The circuit court rendered a decree granting relief to complainant, annulling the marriage between them for that complainant was forced to enter into it against his will. There was no subsequent cohabitation. Both parties agree that they had had sexual relations, and that respondent was pregnant — she claimed by complainant, and that he had promised marriage, and he denying such promise or his paternity of the child. Three brothers of respondent, who had been on good terms with complainant prior to this occasion, one night drove in a car to the residence of complainant in Mobile, and, he not being there, waited for him. He drove up later in his car. The evidence is in dispute as to what occurred. Complainant claims they threatened him with death, exhibiting a pistol, if he did not go with them without disclosing their purpose or destination. The brothers testified that no threats were made; that they asked him to go with them and right his wrong, and he readily consented, and stated that he ought to have done it sooner. They all four drove to New Orleans, where appellant had gone, and the ceremony was performed.

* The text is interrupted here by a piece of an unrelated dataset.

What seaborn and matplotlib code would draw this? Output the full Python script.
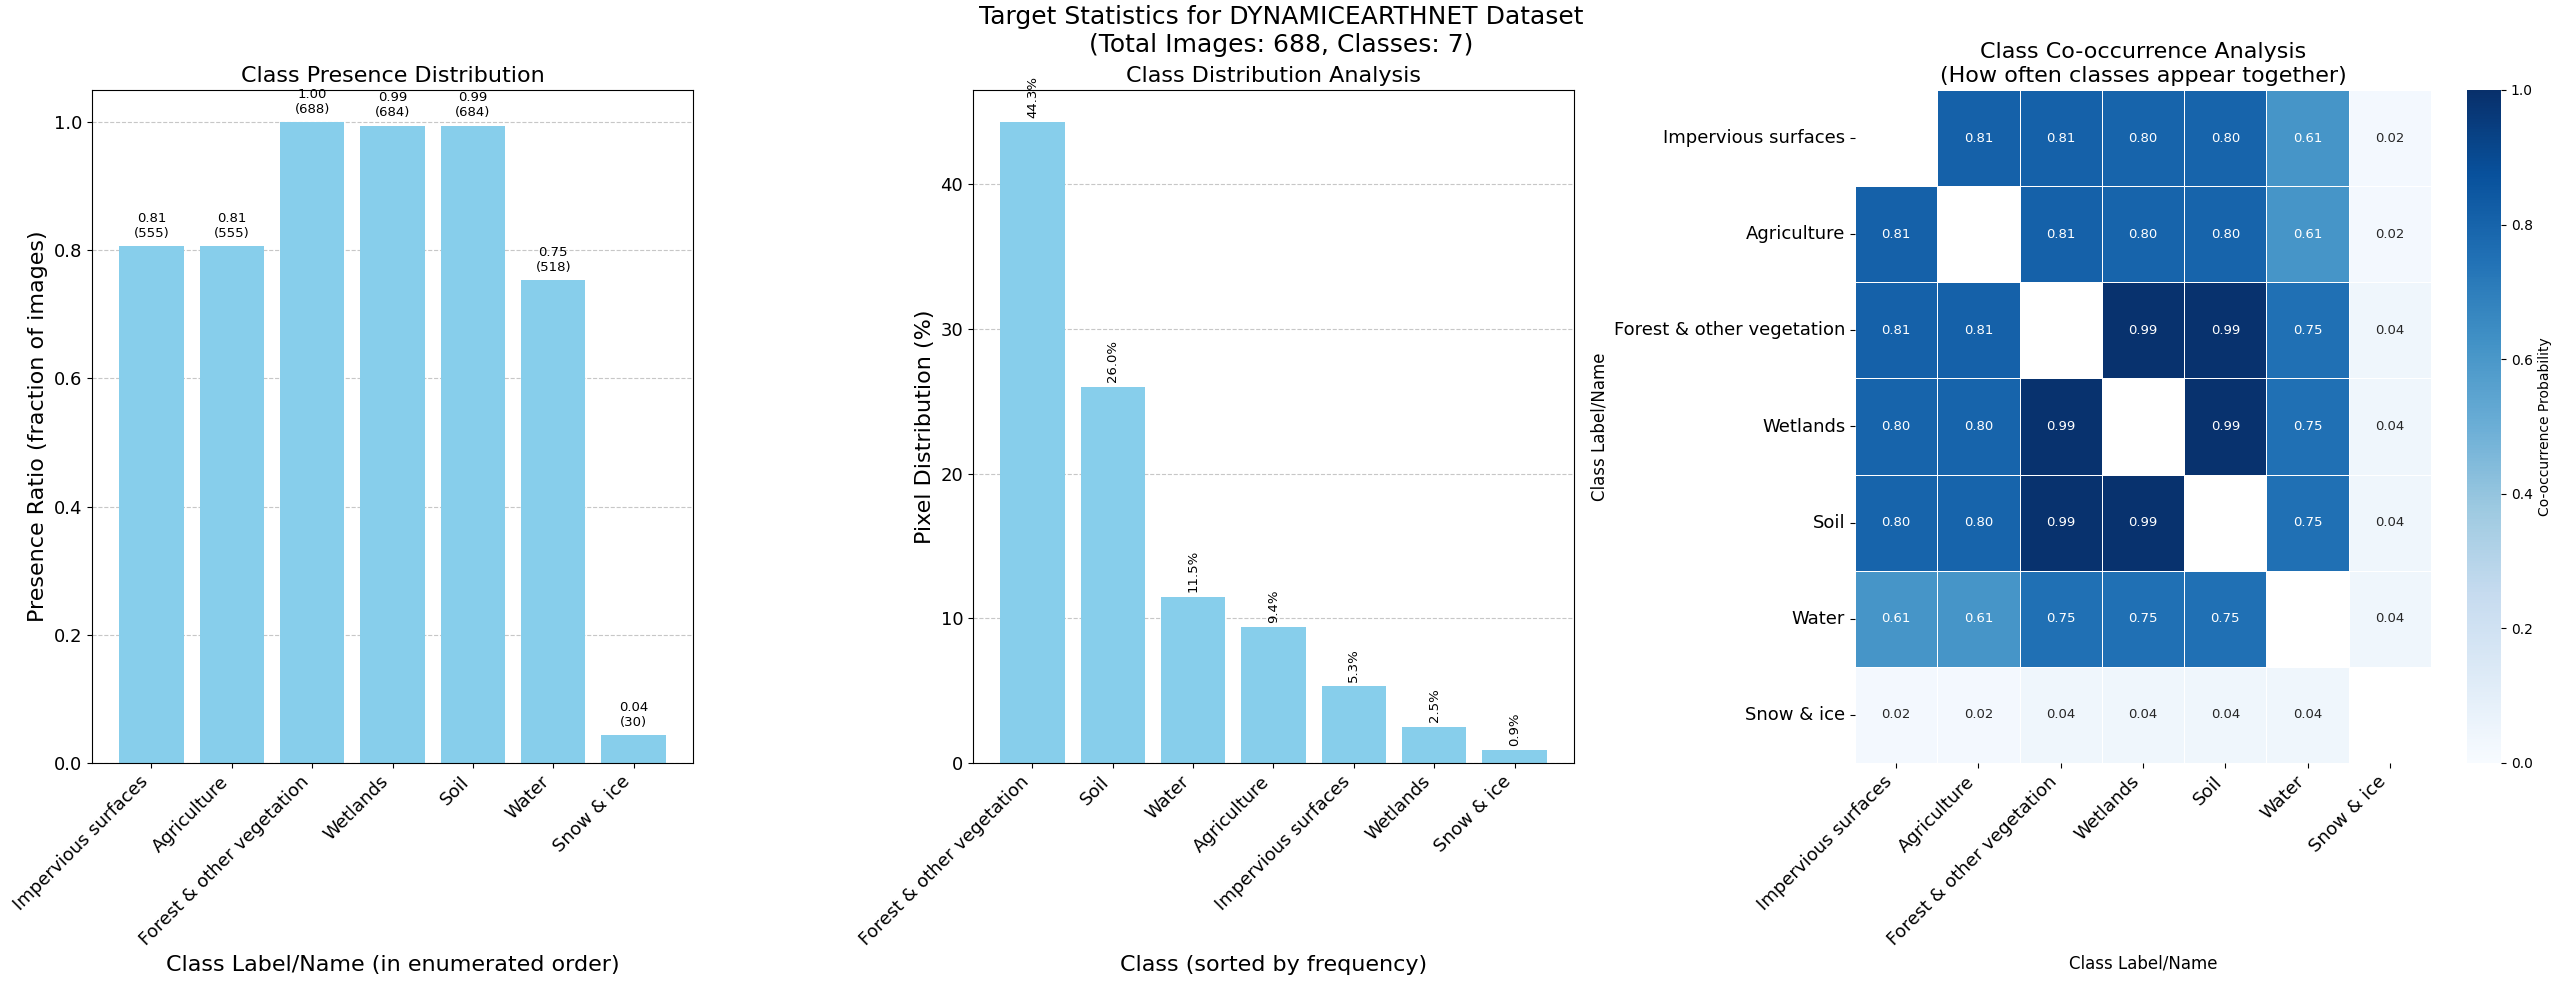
import numpy as np
import matplotlib
matplotlib.use("Agg")
import matplotlib.pyplot as plt
import seaborn as sns

# class names in enumerated order
class_names = ['Impervious surfaces', 'Agriculture', 'Forest & other vegetation',
               'Wetlands', 'Soil', 'Water', 'Snow & ice']
total_images = 688
presence_counts = [555, 555, 688, 684, 684, 518, 30]

# pixel distribution, sorted by frequency
sorted_names = ['Forest & other vegetation', 'Soil', 'Water', 'Agriculture',
                'Impervious surfaces', 'Wetlands', 'Snow & ice']
pixel_pct = [44.3, 26.0, 11.5, 9.4, 5.3, 2.5, 0.9]

# co-occurrence probabilities (diagonal masked)
cooc = [
    [0.00, 0.81, 0.81, 0.80, 0.80, 0.61, 0.02],
    [0.81, 0.00, 0.81, 0.80, 0.80, 0.61, 0.02],
    [0.81, 0.81, 0.00, 0.99, 0.99, 0.75, 0.04],
    [0.80, 0.80, 0.99, 0.00, 0.99, 0.75, 0.04],
    [0.80, 0.80, 0.99, 0.99, 0.00, 0.75, 0.04],
    [0.61, 0.61, 0.75, 0.75, 0.75, 0.00, 0.04],
    [0.02, 0.02, 0.04, 0.04, 0.04, 0.04, 0.00],
]

W, H = 2562, 985
fig = plt.figure(figsize=(W / 100, H / 100), dpi=100)
bot, hgt = (H - 763) / H, 673 / H
ax1 = fig.add_axes([92 / W, bot, 601 / W, hgt])
ax2 = fig.add_axes([973 / W, bot, 601 / W, hgt])
ax3 = fig.add_axes([1855 / W, bot, 576 / W, hgt])
cax = fig.add_axes([2467 / W, bot, 34 / W, hgt])

fig.suptitle(f'Target Statistics for DYNAMICEARTHNET Dataset\n'
             f'(Total Images: {total_images}, Classes: {len(class_names)})',
             fontsize=18, y=0.995, va='top')

# --- presence distribution
ratios = np.array(presence_counts) / total_images
sns.barplot(x=class_names, y=ratios, color='skyblue', saturation=1, ax=ax1)
ax1.autoscale(enable=True, axis='x')
ax1.set_ylim(0, 1.05)
for i, (r, c) in enumerate(zip(ratios, presence_counts)):
    ax1.text(i, r + 0.01, f'{r:.2f}\n({c})', ha='center', va='bottom', fontsize=9.5)
ax1.set_title('Class Presence Distribution', fontsize=16)
ax1.set_xlabel('Class Label/Name (in enumerated order)', fontsize=16)
ax1.set_ylabel('Presence Ratio (fraction of images)', fontsize=16)
ax1.grid(axis='y', linestyle='--', alpha=0.7)
ax1.set_axisbelow(True)
ax1.tick_params(axis='both', labelsize=13)
plt.setp(ax1.get_xticklabels(), rotation=45, ha='right', rotation_mode='default')

# --- pixel distribution
sns.barplot(x=sorted_names, y=pixel_pct, color='skyblue', saturation=1, ax=ax2)
ax2.autoscale(enable=True, axis='x')
for i, p in enumerate(pixel_pct):
    ax2.text(i, p + 0.3, f'{p:.1f}%', ha='center', va='bottom', rotation=90, fontsize=9.5)
ax2.set_title('Class Distribution Analysis', fontsize=16)
ax2.set_xlabel('Class (sorted by frequency)', fontsize=16)
ax2.set_ylabel('Pixel Distribution (%)', fontsize=16)
ax2.grid(axis='y', linestyle='--', alpha=0.7)
ax2.set_axisbelow(True)
ax2.tick_params(axis='both', labelsize=13)
plt.setp(ax2.get_xticklabels(), rotation=45, ha='right')

# --- co-occurrence heatmap
mat = np.array(cooc)
mask = np.eye(len(class_names), dtype=bool)
sns.heatmap(mat, mask=mask, annot=True, fmt='.2f', cmap='Blues', vmin=0, vmax=1,
            linewidths=0.5, linecolor='white', ax=ax3, cbar_ax=cax,
            xticklabels=class_names, yticklabels=class_names,
            annot_kws={'size': 9.5},
            cbar_kws={'label': 'Co-occurrence Probability'})
ax3.set_title('Class Co-occurrence Analysis\n(How often classes appear together)', fontsize=16)
ax3.set_xlabel('Class Label/Name', fontsize=12)
ax3.set_ylabel('Class Label/Name', fontsize=12)
ax3.tick_params(axis='both', labelsize=13)
plt.setp(ax3.get_xticklabels(), rotation=45, ha='right')
plt.setp(ax3.get_yticklabels(), rotation=0)
cax.tick_params(labelsize=10)
cax.yaxis.label.set_size(10)

fig.savefig('out.png', dpi=100)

The depositions of the judge of the first city court of New Orleans, who performed the ceremony, of his clerk, who issued the license, and Dr. Lindner, who examined complainant, of Howard Moore and his wife (sister of appellant), and the great weight of all the evidence, disclosed that there was no indication of force, threats, or unpleasantness in New Orleans on the occasion; that complainant had ample opportunity privately to make complaint, and made none; that he appeared in good spirits, and made no objection or protest on any occasion; that, when complainant went to the doctor's office for examination, he was with the doctor alone in his private office some time, and paid the fee himself, giving no indication to him of any objection; that the ceremony was performed about 4 o'clock at the courthouse, where people generally and officers were passing; that, after the ceremony, they all went to the home of appellant's sister, where congratulations were passed, all partook of supper, complainant asked the blessing, and seemed in the best of spirits; that, when he left to return to Mobile, they all went to the train with him, where he kissed her, and promised to arrange for her to live in Birmingham until the baby was born, and send her money; that he returned to Mobile, but made no arrangements for her, sent her no money, and has done nothing for her or the baby except as forced by the courts.
Whatever fear he may have entertained, and however reluctant he may have been to start on the trip, we think the great weight of the proof is with the appellant, to the effect that appellee recognized that he was only doing his duty, or that his fear was such as was the natural and probable consequences of his own conduct, and that at the time of the marriage there was no force or direct threat of bodily harm. 9 R. C. L. 304; Kelley v. Kelley, supra.
Considering all the evidence, we are constrained to hold that appellee was not entitled to relief, and a decree denying relief is therefore directed, and the cause remanded for further proceedings on appellant's cross-bill. Faulk v. Hobbie Grocery Co., 178 Ala. 254, 59 So. 450.
Reversed, rendered, and remanded.
All the Justices concur, except
The evidence in this case was largely ore tenus, and the trial court saw and heard the witnesses, and the conclusion reached was like unto the verdict of a jury, and should not be disturbed by this court, unless contrary to the great weight of the evidence. This rule obtains in equity as well as law cases, where the trial is by the judge without a jury. I think the decree should be affirmed, and therefore dissent from the judgment of reversal.